Problem requirements »
Print, word for word, the opening line of the data below and every line after it through the line that contains "const s11YTicks = [0, -5, -10, -15, -20, -25, -30, -35]", but not the pictures.
== Source material
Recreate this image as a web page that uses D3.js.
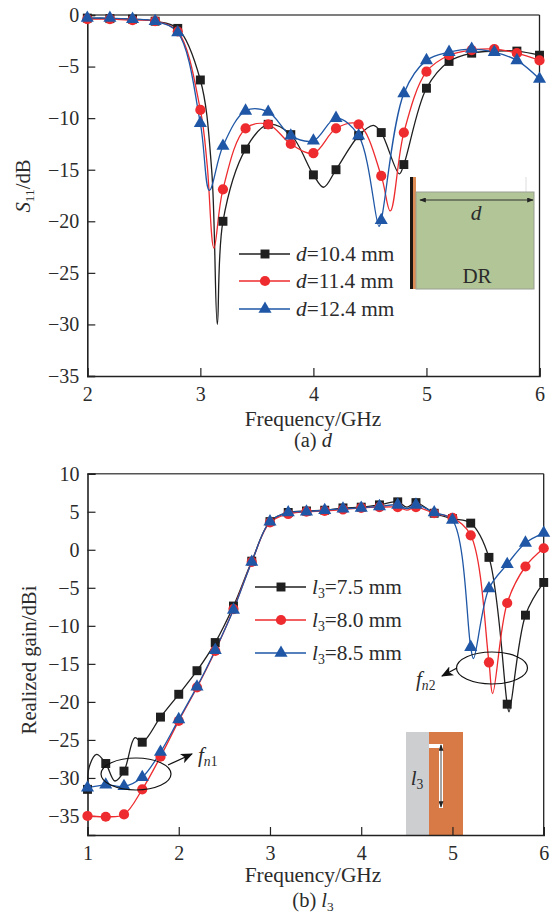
<!DOCTYPE html>
<html>
<head>
<meta charset="utf-8">
<script src="https://cdn.jsdelivr.net/npm/d3@7"></script>
<style>
  html, body { margin: 0; padding: 0; background: #fff; }
  svg { display: block; }
  text { font-family: "Liberation Serif", serif; fill: #2b2b2b; }
</style>
</head>
<body>
<script>
// ---- data ----
const s11Freq = [2, 2.2, 2.4, 2.6, 2.8, 3, 3.2, 3.4, 3.6, 3.8, 4, 4.2, 4.4, 4.6, 4.8, 5, 5.2, 5.4, 5.6, 5.8, 6]
const s11Black = [-0.3, -0.35, -0.4, -0.6, -1.3, -6.3, -20, -13, -10.6, -11.6, -15.5, -15, -11.7, -11.4, -14.5, -7.1, -4.5, -3.7, -3.5, -3.5, -3.9]
const s11Red = [-0.4, -0.4, -0.5, -0.6, -1.6, -9.2, -16.9, -11, -10.6, -12.5, -13.4, -11, -10.6, -15.6, -11.4, -5.5, -3.9, -3.4, -3.3, -3.7, -4.4]
const s11Blue = [-0.3, -0.3, -0.4, -0.6, -1.7, -10.5, -12.7, -9.3, -9.4, -11.7, -12.2, -10, -11.7, -19.9, -7.6, -4.4, -3.6, -3.3, -3.6, -4.4, -6.2]
// curve points that fall between the markers (resonance dips and bumps)
const s11BlackExtra = [[3.1, -15], [3.15, -30], [4.09, -16.7], [4.53, -10.7], [4.76, -15.4]]
const s11RedExtra = [[3.06, -14.5], [3.12, -22.6], [4.68, -19]]
const s11BlueExtra = [[3.08, -17], [4.58, -20.5]]
const s11Names = ['10.4', '11.4', '12.4']
const s11XTicks = [2, 3, 4, 5, 6]
const s11YTicks = [0, -5, -10, -15, -20, -25, -30, -35]

const gainFreq = [1, 1.2, 1.4, 1.6, 1.8, 2, 2.2, 2.4, 2.6, 2.8, 3, 3.2, 3.4, 3.6, 3.8, 4, 4.2, 4.4, 4.6, 4.8, 5, 5.2, 5.4, 5.6, 5.8, 6]
const gainBlack = [-31.5, -28.1, -29.1, -25.3, -22, -19, -15.9, -12.2, -7.4, -1.5, 3.7, 4.9, 5.1, 5.2, 5.5, 5.6, 5.9, 6.3, 6.2, 4.8, 4.1, 3.5, -1, -20.3, -8.6, -4.3]
const gainRed = [-35, -35.1, -34.8, -31.5, -27.2, -22.5, -18.1, -13.3, -7.8, -1.6, 3.6, 4.7, 5, 5.1, 5.3, 5.5, 5.6, 5.6, 5.6, 4.8, 4.2, 1.9, -14.8, -7, -2.2, 0.2]
const gainBlue = [-31.3, -30.9, -31.1, -29.9, -26.6, -22.3, -18, -13.2, -7.9, -1.6, 3.7, 4.9, 5, 5.2, 5.4, 5.5, 5.7, 5.9, 5.9, 4.9, 3.9, -12.8, -5.1, -1.9, 0.9, 2.2]
const gainBlackExtra = [[1.02, -28.5], [1.1, -26.9], [1.3, -30.4], [1.52, -24.7], [4.5, 5.6], [5.62, -21.3]]
const gainRedExtra = [[4.5, 5.2], [5.44, -18.9]]
const gainBlueExtra = [[4.5, 5.4], [5.23, -14.3]]
const gainNames = ['7.5', '8.0', '8.5']
const gainXTicks = [1, 2, 3, 4, 5, 6]
const gainYTicks = [10, 5, 0, -5, -10, -15, -20, -25, -30, -35]

const colors = ['#1f1f1f', '#ee2b2e', '#1f57a6']
const symbols = [d3.symbolSquare, d3.symbolCircle, d3.symbolTriangle]
const symbolSizes = [80, 82, 74]

const width = 553, height = 920
const svg = d3.select('body').append('svg').attr('width', width).attr('height', height)

const line = (x, y) => d3.line().x(d => x(d[0])).y(d => y(d[1])).curve(d3.curveCatmullRom.alpha(0.5))

// text with italic / subscript runs
const rich = (g, x, y, parts, size, anchor, rotate) => {
  const t = g.append('text').attr('font-size', size).attr('text-anchor', anchor || 'start')
    .attr('transform', `translate(${x},${y})` + (rotate ? ` rotate(${rotate})` : ''))
  parts.forEach(p => {
    const s = t.append('tspan').text(p.t)
    if (p.i) s.attr('font-style', 'italic')
    if (p.sub) s.attr('font-size', size * 0.65).attr('dy', size * 0.2)
    if (p.up) s.attr('dy', -size * 0.2)
  })
  return t
}

const drawPanel = (cfg) => {
  const g = svg.append('g')
  const x = d3.scaleLinear().domain(cfg.xDomain).range(cfg.xRange)
  const y = d3.scaleLinear().domain(cfg.yDomain).range(cfg.yRange)

  if (cfg.inset) cfg.inset(g, x, y)

  // frame
  g.append('line').attr('x1', cfg.xRange[0]).attr('x2', cfg.xRange[1]).attr('y1', cfg.yRange[1]).attr('y2', cfg.yRange[1])
    .attr('stroke', '#555').attr('stroke-width', 1.6)
  g.append('line').attr('x1', cfg.xRange[1]).attr('x2', cfg.xRange[1]).attr('y1', cfg.yRange[0]).attr('y2', cfg.yRange[1])
    .attr('stroke', '#222').attr('stroke-width', 1.3)

  const xAxis = g.append('g').attr('transform', `translate(0,${cfg.yRange[0]})`)
    .call(d3.axisBottom(x).tickValues(cfg.xTicks).tickSize(-8).tickPadding(11).tickFormat(d3.format('d')))
  const yAxis = g.append('g').attr('transform', `translate(${cfg.xRange[0]},0)`)
    .call(d3.axisLeft(y).tickValues(cfg.yTicks).tickSize(-8).tickPadding(8).tickFormat(d3.format('d')))
  ;[xAxis, yAxis].forEach(a => {
    a.selectAll('text').attr('font-size', 20).attr('font-family', '"Liberation Serif", serif').attr('fill', '#2b2b2b')
    a.selectAll('line').attr('stroke', '#222').attr('stroke-width', 1.2)
    a.select('.domain').attr('stroke', '#222').attr('stroke-width', 1.6)
  })

  // curves then markers
  cfg.series.forEach((s, i) => {
    const pts = s.values.map((v, k) => [cfg.freq[k], v])
    const all = pts.concat(s.extra).sort((a, b) => a[0] - b[0])
    g.append('path').attr('d', line(x, y)(all)).attr('fill', 'none').attr('stroke', colors[i]).attr('stroke-width', 1.3)
  })
  cfg.series.forEach((s, i) => {
    g.append('g').selectAll('path').data(s.values).join('path')
      .attr('d', d3.symbol(symbols[i], symbolSizes[i]))
      .attr('transform', (d, k) => `translate(${x(cfg.freq[k])},${y(d)})`)
      .attr('fill', colors[i])
  })

  // legend
  cfg.legendY.forEach((ly, i) => {
    const lg = g.append('g')
    lg.append('line').attr('x1', cfg.legendX).attr('x2', cfg.legendX + 51).attr('y1', ly).attr('y2', ly)
      .attr('stroke', colors[i]).attr('stroke-width', 1.3)
    lg.append('path').attr('d', d3.symbol(symbols[i], symbolSizes[i]))
      .attr('transform', `translate(${cfg.legendX + 26},${ly})`).attr('fill', colors[i])
    rich(lg, cfg.legendX + 57, ly + 7, cfg.legendLabel(i), 21.3)
  })

  rich(g, cfg.xLabelX, cfg.xLabelY, [{t: 'Frequency/GHz'}], 21.4, 'middle')
  rich(g, cfg.xLabelX, cfg.captionY, cfg.caption, 20.5, 'middle')
  rich(g, cfg.yLabel.x, cfg.yLabel.y, cfg.yLabel.parts, 20.7, 'middle', -90)
  if (cfg.notes) cfg.notes(g, x, y)
}

const arrow = (g, x1, y1, x2, y2) => {
  g.append('line').attr('x1', x1).attr('y1', y1).attr('x2', x2).attr('y2', y2)
    .attr('stroke', '#111').attr('stroke-width', 1.3).attr('marker-end', 'url(#head)')
}

const defs = svg.append('defs')
defs.append('marker').attr('id', 'head').attr('viewBox', '0 0 12 10').attr('refX', 11).attr('refY', 5)
  .attr('markerWidth', 12).attr('markerHeight', 10).attr('markerUnits', 'userSpaceOnUse').attr('orient', 'auto')
  .append('path').attr('d', 'M0,0L12,5L0,10L3,5Z').attr('fill', '#111')
const smallHead = (id, orient) => defs.append('marker').attr('id', id).attr('viewBox', '0 0 8 6').attr('refX', 7).attr('refY', 3)
  .attr('markerWidth', 7).attr('markerHeight', 5).attr('markerUnits', 'userSpaceOnUse').attr('orient', orient)
  .append('path').attr('d', 'M0,0L8,3L0,6Z').attr('fill', '#222')
smallHead('tip', 'auto-start-reverse')

drawPanel({
  freq: s11Freq,
  xDomain: [2, 6], xRange: [87.3, 539.5], yDomain: [-35, 0], yRange: [376, 15],
  xTicks: s11XTicks, yTicks: s11YTicks,
  series: [
    {values: s11Black, extra: s11BlackExtra},
    {values: s11Red, extra: s11RedExtra},
    {values: s11Blue, extra: s11BlueExtra}
  ],
  legendX: 239, legendY: [254, 281, 309],
  legendLabel: i => [{t: 'd', i: true}, {t: `=${s11Names[i]} mm`}],
  xLabelX: 313, xLabelY: 426, captionY: 447,
  caption: [{t: '(a) '}, {t: 'd', i: true}],
  yLabel: {x: 30, y: 186, parts: [{t: 'S', i: true}, {t: '11', sub: true}, {t: '/dB', up: true}]},
  inset: null,
  notes: (g) => {
    // dielectric resonator sketch
    g.append('rect').attr('x', 410).attr('y', 177).attr('width', 3).attr('height', 112).attr('fill', '#1c1512')
    g.append('rect').attr('x', 413).attr('y', 177).attr('width', 3).attr('height', 112).attr('fill', '#df8c55')
    g.append('line').attr('x1', 526).attr('x2', 526).attr('y1', 177).attr('y2', 192).attr('stroke', '#ddd')
    g.append('rect').attr('x', 416).attr('y', 192).attr('width', 118).attr('height', 97)
      .attr('fill', '#b2c596').attr('stroke', '#9a9f92').attr('stroke-width', 1)
    g.append('line').attr('x1', 420).attr('x2', 533).attr('y1', 200).attr('y2', 200)
      .attr('stroke', '#222').attr('stroke-width', 0.9)
      .attr('marker-start', 'url(#tip)').attr('marker-end', 'url(#tip)')
    rich(g, 476, 220, [{t: 'd', i: true}], 21.5, 'middle')
    rich(g, 477, 283, [{t: 'DR'}], 21, 'middle')
  }
})

drawPanel({
  freq: gainFreq,
  xDomain: [1, 6], xRange: [87.5, 543.7], yDomain: [-37.5, 10], yRange: [835, 473.7],
  xTicks: gainXTicks, yTicks: gainYTicks,
  series: [
    {values: gainBlack, extra: gainBlackExtra},
    {values: gainRed, extra: gainRedExtra},
    {values: gainBlue, extra: gainBlueExtra}
  ],
  legendX: 255, legendY: [587, 620, 653],
  legendLabel: i => [{t: 'l', i: true}, {t: '3', sub: true}, {t: `=${gainNames[i]} mm`, up: true}],
  xLabelX: 313, xLabelY: 882, captionY: 907,
  caption: [{t: '(b) '}, {t: 'l', i: true}, {t: '3', sub: true}],
  yLabel: {x: 36, y: 660, parts: [{t: 'Realized gain/dBi'}]},
  inset: (g) => {
    // feed slot sketch, sits under the axis ticks
    g.append('rect').attr('x', 406).attr('y', 732).attr('width', 23).attr('height', 103).attr('fill', '#cdced0')
    g.append('rect').attr('x', 429).attr('y', 732).attr('width', 34).attr('height', 103).attr('fill', '#d77a45')
    g.append('rect').attr('x', 429).attr('y', 744).attr('width', 14).attr('height', 4).attr('fill', '#fff')
    g.append('rect').attr('x', 439).attr('y', 744).attr('width', 4).attr('height', 64).attr('fill', '#fff')
    g.append('line').attr('x1', 441).attr('x2', 441).attr('y1', 745).attr('y2', 807)
      .attr('stroke', '#333').attr('stroke-width', 0.9)
      .attr('marker-start', 'url(#tip)').attr('marker-end', 'url(#tip)')
    rich(g, 417, 785, [{t: 'l', i: true}, {t: '3', sub: true}], 21, 'middle')
  },
  notes: (g) => {
    g.append('ellipse').attr('cx', 136).attr('cy', 774).attr('rx', 35).attr('ry', 16)
      .attr('fill', 'none').attr('stroke', '#111').attr('stroke-width', 1.2)
    arrow(g, 168, 765, 192, 754)
    rich(g, 198, 762, [{t: 'f', i: true}, {t: 'n', sub: true, i: true}, {t: '1'}].map(p => p), 21)
      .selectAll('tspan').filter((d, i) => i === 2).attr('font-size', 13.6)
    g.append('ellipse').attr('cx', 492).attr('cy', 668).attr('rx', 35.5).attr('ry', 16)
      .attr('fill', 'none').attr('stroke', '#111').attr('stroke-width', 1.2)
    arrow(g, 457, 668, 442, 676)
    rich(g, 416, 686, [{t: 'f', i: true}, {t: 'n', sub: true, i: true}, {t: '2'}], 21)
      .selectAll('tspan').filter((d, i) => i === 2).attr('font-size', 13.6)
  }
})
</script>
</body>
</html>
====
Complete response »
Recreate this image as a web page that uses D3.js.
<!DOCTYPE html>
<html>
<head>
<meta charset="utf-8">
<script src="https://cdn.jsdelivr.net/npm/d3@7"></script>
<style>
  html, body { margin: 0; padding: 0; background: #fff; }
  svg { display: block; }
  text { font-family: "Liberation Serif", serif; fill: #2b2b2b; }
</style>
</head>
<body>
<script>
// ---- data ----
const s11Freq = [2, 2.2, 2.4, 2.6, 2.8, 3, 3.2, 3.4, 3.6, 3.8, 4, 4.2, 4.4, 4.6, 4.8, 5, 5.2, 5.4, 5.6, 5.8, 6]
const s11Black = [-0.3, -0.35, -0.4, -0.6, -1.3, -6.3, -20, -13, -10.6, -11.6, -15.5, -15, -11.7, -11.4, -14.5, -7.1, -4.5, -3.7, -3.5, -3.5, -3.9]
const s11Red = [-0.4, -0.4, -0.5, -0.6, -1.6, -9.2, -16.9, -11, -10.6, -12.5, -13.4, -11, -10.6, -15.6, -11.4, -5.5, -3.9, -3.4, -3.3, -3.7, -4.4]
const s11Blue = [-0.3, -0.3, -0.4, -0.6, -1.7, -10.5, -12.7, -9.3, -9.4, -11.7, -12.2, -10, -11.7, -19.9, -7.6, -4.4, -3.6, -3.3, -3.6, -4.4, -6.2]
// curve points that fall between the markers (resonance dips and bumps)
const s11BlackExtra = [[3.1, -15], [3.15, -30], [4.09, -16.7], [4.53, -10.7], [4.76, -15.4]]
const s11RedExtra = [[3.06, -14.5], [3.12, -22.6], [4.68, -19]]
const s11BlueExtra = [[3.08, -17], [4.58, -20.5]]
const s11Names = ['10.4', '11.4', '12.4']
const s11XTicks = [2, 3, 4, 5, 6]
const s11YTicks = [0, -5, -10, -15, -20, -25, -30, -35]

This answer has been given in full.